SC on Anand Karaj Marriages: “State Must Not Turn Faith Into Privilege or Handicap,” Directs Uniform Registration Rules
Reinforcing the constitutional promise of equal treatment, the Supreme Court has directed all States and Union Territories to frame and notify rules for the registration of Sikh marriages solemnised by the Anand Karaj rite within four months.
The Bench of Justice Vikram Nath and Justice Sandeep Mehta further ordered that, until such rules are notified, authorities must register Anand Karaj marriages under existing frameworks without discrimination.
The order was passed in a writ petition filed under Article 32 of the Constitution seeking a limited mandamus to operationalise Section 6 of the Anand Marriage Act, 1909, as amended in 2012. The amendment had imposed a statutory duty on State Governments to frame rules for maintaining a Marriage Register, issuing certified extracts, and providing a uniform registration mechanism for marriages conducted through the Sikh ceremony of Anand Karaj.

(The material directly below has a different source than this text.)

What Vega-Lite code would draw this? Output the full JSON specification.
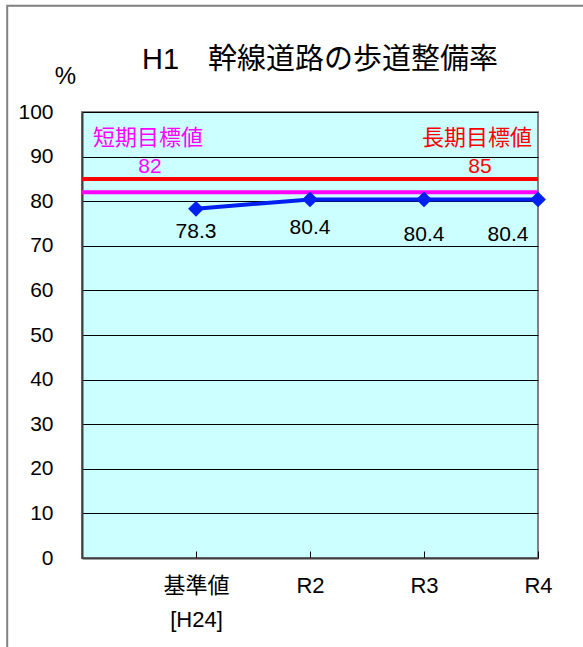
{
  "$schema": "https://vega.github.io/schema/vega-lite/v6.json",
  "width": 456,
  "height": 446,
  "autosize": "none",
  "padding": {"left": 82, "top": 112, "right": 45, "bottom": 89},
  "background": "white",
  "config": {
    "font": "Liberation Sans, Noto Sans CJK JP",
    "view": {"fill": "#ccffff", "stroke": "#808080", "strokeWidth": 2},
    "axis": {"labelColor": "black", "titleColor": "black", "labelFont": "Liberation Sans, Noto Sans CJK JP"}
  },
  "title": {
    "text": "H1　幹線道路の歩道整備率",
    "fontSize": 29,
    "fontWeight": "normal",
    "color": "black",
    "anchor": "start",
    "frame": "group",
    "baseline": "bottom",
    "offset": 0,
    "dx": 60,
    "dy": 99
  },
  "data": {
    "values": [
      {"n": 1, "period": "基準値", "rate": 78.3},
      {"n": 2, "period": "R2", "rate": 80.4},
      {"n": 3, "period": "R3", "rate": 80.4},
      {"n": 4, "period": "R4", "rate": 80.4}
    ]
  },
  "layer": [
    {
      "data": {"values": [{"frame": 1}]},
      "mark": {"type": "rect", "fillOpacity": 0, "fill": "white", "stroke": "#808080", "strokeWidth": 2, "clip": false},
      "encoding": {
        "x": {
          "datum": -0.656,
          "type": "quantitative",
          "scale": {"domain": [0, 4]},
          "axis": {
            "title": null,
            "values": [1, 2, 3, 4],
            "labelExpr": "datum.value == 1 ? ['基準値', '[H24]'] : 'R' + datum.value",
            "grid": false,
            "domainColor": "#404040",
            "domainWidth": 2,
            "tickColor": "black",
            "tickSize": -7,
            "labelPadding": 24,
            "labelFontSize": 22,
            "labelLineHeight": 34,
            "labelBaseline": "top",
            "labelFlush": false
          }
        },
        "x2": {"datum": 4.7},
        "y": {
          "datum": 123.8,
          "type": "quantitative",
          "scale": {"domain": [0, 100]},
          "axis": {
            "title": "%",
            "titleAngle": 0,
            "titleX": -17,
            "titleY": -36,
            "titleAlign": "center",
            "titleBaseline": "middle",
            "titleFontSize": 24,
            "titleFontWeight": "normal",
            "values": [0, 10, 20, 30, 40, 50, 60, 70, 80, 90, 100],
            "grid": true,
            "gridColor": "black",
            "gridWidth": 1,
            "gridOpacity": 1,
            "ticks": false,
            "domainColor": "#404040",
            "domainWidth": 2,
            "labelPadding": 29,
            "labelFontSize": 21,
            "labelBaseline": "middle"
          }
        },
        "y2": {"datum": -30}
      }
    },
    {
      "data": {"values": [{"goal": "長期目標値", "target": 85}]},
      "mark": {"type": "rule", "color": "#ff0000", "strokeWidth": 4},
      "encoding": {"y": {"field": "target", "type": "quantitative"}}
    },
    {
      "data": {"values": [{"goal": "短期目標値", "target": 82}]},
      "mark": {"type": "rule", "color": "#ff00ff", "strokeWidth": 4},
      "encoding": {"y": {"field": "target", "type": "quantitative"}}
    },
    {
      "mark": {
        "type": "line",
        "color": "#0020f0",
        "strokeWidth": 4,
        "clip": false,
        "point": {"shape": "diamond", "size": 250, "filled": true, "color": "#0020f0", "opacity": 1}
      },
      "encoding": {
        "x": {"field": "n", "type": "quantitative"},
        "y": {"field": "rate", "type": "quantitative"}
      }
    },
    {
      "transform": [{"filter": "datum.n == 1"}],
      "mark": {"type": "text", "fontSize": 21, "dy": 23, "color": "black", "baseline": "middle"},
      "encoding": {
        "x": {"field": "n", "type": "quantitative"},
        "y": {"field": "rate", "type": "quantitative"},
        "text": {"field": "rate", "type": "quantitative", "format": ".1f"}
      }
    },
    {
      "transform": [{"filter": "datum.n == 2"}],
      "mark": {"type": "text", "fontSize": 21, "dy": 29, "color": "black", "baseline": "middle"},
      "encoding": {
        "x": {"field": "n", "type": "quantitative"},
        "y": {"field": "rate", "type": "quantitative"},
        "text": {"field": "rate", "type": "quantitative", "format": ".1f"}
      }
    },
    {
      "transform": [{"filter": "datum.n == 3"}],
      "mark": {"type": "text", "fontSize": 21, "dy": 36, "color": "black", "baseline": "middle"},
      "encoding": {
        "x": {"field": "n", "type": "quantitative"},
        "y": {"field": "rate", "type": "quantitative"},
        "text": {"field": "rate", "type": "quantitative", "format": ".1f"}
      }
    },
    {
      "transform": [{"filter": "datum.n == 4"}],
      "mark": {"type": "text", "fontSize": 21, "dy": 36, "dx": -30, "color": "black", "baseline": "middle"},
      "encoding": {
        "x": {"field": "n", "type": "quantitative"},
        "y": {"field": "rate", "type": "quantitative"},
        "text": {"field": "rate", "type": "quantitative", "format": ".1f"}
      }
    },
    {
      "data": {"values": [{"goal": "短期目標値", "target": 82}]},
      "mark": {"type": "text", "fontSize": 22, "color": "#ff00ff", "align": "left", "baseline": "middle"},
      "encoding": {
        "x": {"datum": 0.0965, "type": "quantitative"},
        "y": {"datum": 94.2, "type": "quantitative"},
        "text": {"field": "goal"}
      }
    },
    {
      "data": {"values": [{"goal": "短期目標値", "target": 82}]},
      "mark": {"type": "text", "fontSize": 21, "color": "#ff00ff", "align": "center", "baseline": "middle"},
      "encoding": {
        "x": {"datum": 0.596, "type": "quantitative"},
        "y": {"datum": 87.7, "type": "quantitative"},
        "text": {"field": "target", "type": "quantitative"}
      }
    },
    {
      "data": {"values": [{"goal": "長期目標値", "target": 85}]},
      "mark": {"type": "text", "fontSize": 22, "color": "#ff0000", "align": "right", "baseline": "middle"},
      "encoding": {
        "x": {"datum": 3.947, "type": "quantitative"},
        "y": {"datum": 94.2, "type": "quantitative"},
        "text": {"field": "goal"}
      }
    },
    {
      "data": {"values": [{"goal": "長期目標値", "target": 85}]},
      "mark": {"type": "text", "fontSize": 21, "color": "#ff0000", "align": "center", "baseline": "middle"},
      "encoding": {
        "x": {"datum": 3.491, "type": "quantitative"},
        "y": {"datum": 87.7, "type": "quantitative"},
        "text": {"field": "target", "type": "quantitative"}
      }
    }
  ]
}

The petitioner argued that while some States and Union Territories had notified rules, several others had not, creating uneven access to certification and the attendant civil benefits.
The Court, after considering submissions and counter affidavits, held that the omission frustrated the legislative intent of the 2012 amendment and produced unequal outcomes for similarly placed citizens.
“It secures proof of status for residence, inheritance, succession, maintenance, insurance and particularly safeguards women and children who depend on documentation for legal protections," the Bench said.
"Uneven access to a statutory facility across States and Union Territories produces unequal outcomes for similarly situated citizens. In a secular framework that respects religious identity while ensuring civic equality, the law must provide a neutral and workable route by which marriages solemnised by Anand Karaj are recorded and certified on the same footing as other marriages," it observed.
The Bench opined that harmonisation with existing registration regimes is both practicable and necessary.
The Bench clarified that the validity of an Anand Karaj marriage does not depend on registration, but the statutory right to registration must be made effective. Failure by States to frame rules, the Court said, withholds the evidentiary and administrative benefits conferred by Parliament.
Laying down general directions, the Court ordered:
-All States and UTs yet to notify rules under Section 6 must do so within four months.
-Until then, marriages solemnised by Anand Karaj must be registered under prevailing frameworks, with the certificate recording the rite if requested.
-No authority may insist on duplicate registration under any other law once registration under the Act is granted.
-States that already have rules must issue clarificatory circulars, publish procedures online, and ensure certified extracts are readily available.
-Each State must appoint a nodal officer to oversee compliance and redress grievances.
The Union of India has been designated the coordinating authority. It must circulate model rules within two months and present a consolidated compliance status report to the Court within six months.
The Court also issued special directions for Goa and Sikkim. Both States must ensure interim registration of Anand Karaj marriages under their existing frameworks, while the Union considers the formal extension of the Anand Marriage Act, 1909 to these jurisdictions.
Disposing of the petition, the Court emphasised that no application for registration of an Anand Karaj marriage should be refused merely because rules are yet to be notified. “The fidelity of a constitutional promise,” it said, “lies not only in the rights it proclaims but in the institutions that make those rights usable.”
"In a secular republic, the State must not turn a citizen’s faith into either a privilege or a handicap. When the law recognises Anand Karaj as a valid form of marriage yet leaves no machinery to register it, the promise is only half kept. What remains is to ensure that the route from rites to record is open, uniform and fair," the Court said.
Case Title: Amanjot Singh Chadha vs. Union of India and Ors.